#### SHORT EXERCISE:
From the listing below, pick out each line with the word "matplotlib".
* Start *
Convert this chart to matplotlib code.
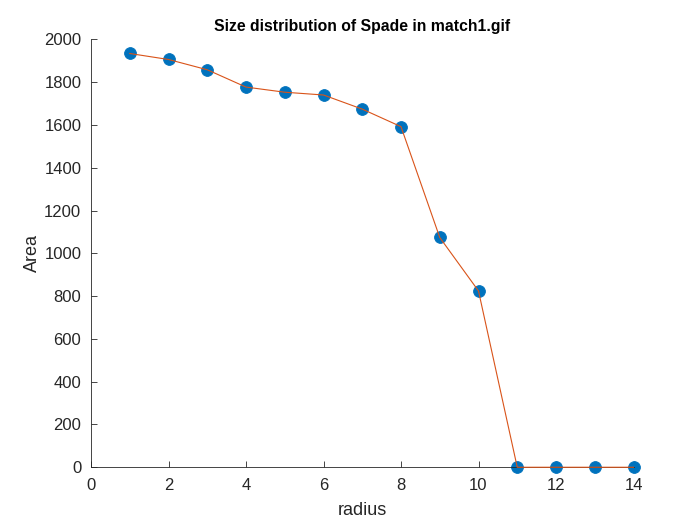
import matplotlib
matplotlib.use("Agg")
import matplotlib.pyplot as plt

radius = [1, 2, 3, 4, 5, 6, 7, 8, 9, 10, 11, 12, 13, 14]
area = [1934, 1906, 1858, 1777, 1753, 1740, 1674, 1592, 1074, 824, 0, 0, 0, 0]

plt.rcParams["font.family"] = ["Liberation Sans", "DejaVu Sans"]

fig = plt.figure(figsize=(7, 5.25), dpi=100)
ax = fig.add_axes([0.13, 0.11, 0.775, 0.815])

ax.plot(radius, area, "o", color="#0072BD", markersize=8.5, markeredgewidth=0.6,
        zorder=2, clip_on=False)
ax.plot(radius, area, "-", color="#D95319", linewidth=0.8, zorder=3, clip_on=False)

ax.set_xlim(0, 14)
ax.set_ylim(0, 2000)
ax.set_xticks(range(0, 15, 2))
ax.set_yticks(range(0, 2001, 200))
ax.tick_params(direction="in", labelsize=12, length=4, width=0.6, colors="#262626")
ax.tick_params(axis="x", pad=8)
ax.tick_params(axis="y", pad=7)
for side in ("top", "right"):
    ax.spines[side].set_visible(False)
for side in ("left", "bottom"):
    ax.spines[side].set_linewidth(0.6)
    ax.spines[side].set_color("#262626")

ax.set_xlabel("radius", fontsize=13, color="#262626", labelpad=6)
ax.set_ylabel("Area", fontsize=13, color="#262626", labelpad=2)
ax.set_title("Size distribution of Spade in match1.gif", fontsize=11.3,
             fontweight="bold", color="black", pad=6)

fig.savefig("out.png")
* End *
#### WRITTEN RESPONSE:
Convert this chart to matplotlib code.
import matplotlib
matplotlib.use("Agg")
import matplotlib.pyplot as plt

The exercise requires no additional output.